November 5th, 2002


Work, Bad & Good

First the bad. I am working on a project that is looking more and more like a death march. Basically three months to finish it and the specs aren't even finished yet. Plus I am sidetracked with a totally unrelated feature that got thrown into my group for want of a better place to put it. Add in two and a half (I have a person on loan from another group for the duration of the project) new employees to train and bring up to speed on the code base. Mix in the fact that I am a new lead at the company, so I have a bunch of new things to learn myself. I am a pretty good lead, but it's been a while and my previous experience with this was under a very different environment with a lot smaller project twice as many people making a lot less money. So there was a lot less pressure to make it work there. Add all this together and I have a lot of stress.

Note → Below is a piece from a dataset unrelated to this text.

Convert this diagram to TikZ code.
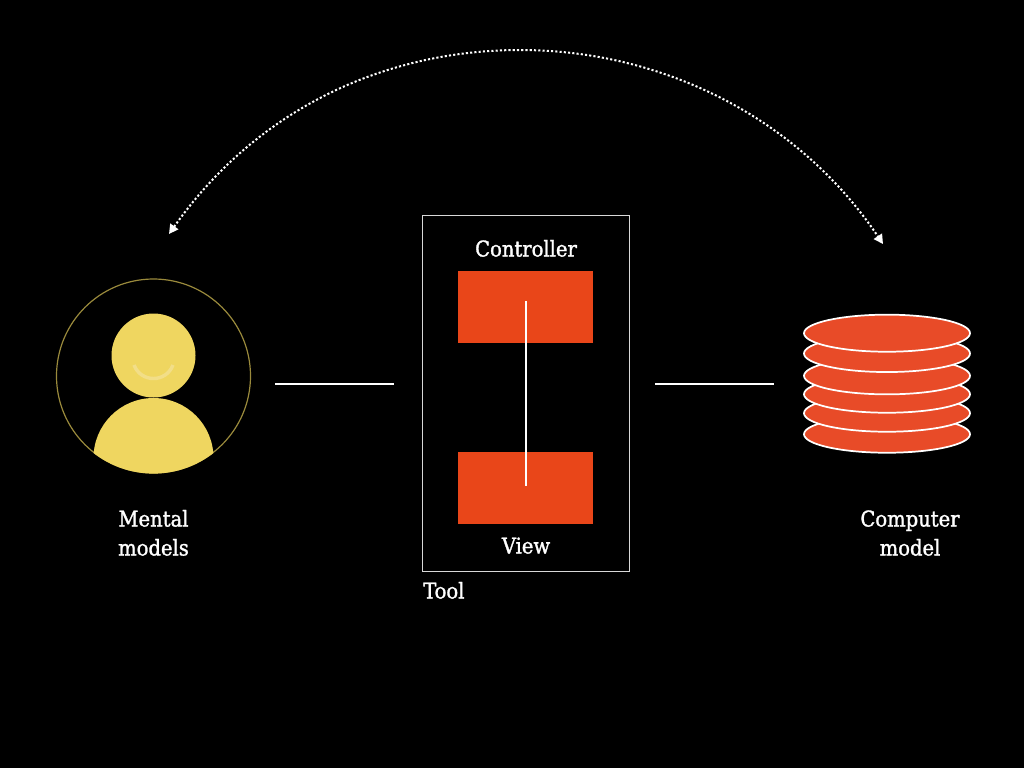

I need to get a whole bunch of administrative things taken care of, and clear up a lot of issues with other teams and groups, and get my head into leading the team and writing some code. Actually designing and writing code helps keep me focused and moving forward. I am not so good as working through distractions when there is no work product.

Now the good. I am out of the broom closet I shared with an intern and a DB dev for the last six plus months. I shared an office when I started. Then they moved me to the broom closet, but didn't move in my office mate. So I had it to myself for three or four months. Then they moved in the intern, but he and I worked out well. And would have continued to do so as he worked limited hours. Would have worked out well cause I could still have held private meetings during the mornings. The DB dev prevented that, as he was there all the time.

So today I moved into my new window office. It's not as private because the walls are partitions and so sound carries. Not quite a cubicle though because they are tall enough to prevent passersby from peering in, and it has a full size door. The rest of my team moves to adjacent offices next week. Which will make working together a lot easier; we are currently scattered all over the place. We will likely move again in January to the space in the building across the street (when they finally have it ready) and then I probably will go back to having an interior office. But for three months, I will be in a better environment.


NOLA: Jihad vs. McWorld

Written 1 Nov 02. Since this is a political screed and not really related to my NOLA trip even though I wrote it while there, I am putting it in the public Live Journal. Speaking of which, it appears that very few people are wanting to read the trip entries this time around. This is fine; I write them mostly for myself. However, only a little bit is really private. I truly only am making them private cause they might seem boring (I've been accused of writing a novel in someone's friends list). So if that's your reason for not reading I'm okay with it. But if my last comment (about it being hard to be on my close friends list) in the administrivia post scared you away, don't be. The NOLA stuff isn't going to that except for a very small part dealing with my fears and insecurities.

During the flight, we were treated to a showing of "Men In Black 2." It is a short, vapid piece of Hollywood fluff. I thoroughly enjoyed it. During the rest of the flight, I read "Jihad vs. McWorld," by Benjamin Barber. THis book spends the first third of its pages inveighing against the vapid homogenization of world media by American culture (McWorld). I'll review the movie elsewhere, as I will the book when I finish the tome in a couple of weeks (it's slow reading).

The juxtaposition of the two morsels in my media diet is too tempting not to mention though. At this point, I have not read Barber's section on jihad nor his analysis of the conflict between McWorld and Jihad. My impression of his work is incomplete. Yet his invective against "American" culture, although correct on it's ubiquitousness, I think is misplaced.

I am not really the typical member of American culture. While I see the point that America is consumption oriented, and I do not think this focus is good for our culture or the world, the situation is not so dire as he makes it out to be. In my experience in sponsoring people in A.A., I've had to learn to let people make their own mistakes. SO it does not behoove one to take on worry on the part of the sponsee. If you do, you accomplish nothing expect stress yourself out. Meanwhile, the sponsee makes his mistake and learns from it, or doesn't. I truly believe a largish percentage of people will reject McWorld after trying it. Maybe not in this generation or even the next. But at some point citizens will wake up to the vapid Hollywood offerings and demand more. Or better yet, create their own.

The point being, civilization naturally goes through phases. While not necessarily good, I don't think we will permanently kill off growth in our culture because of this. We will recover and become better.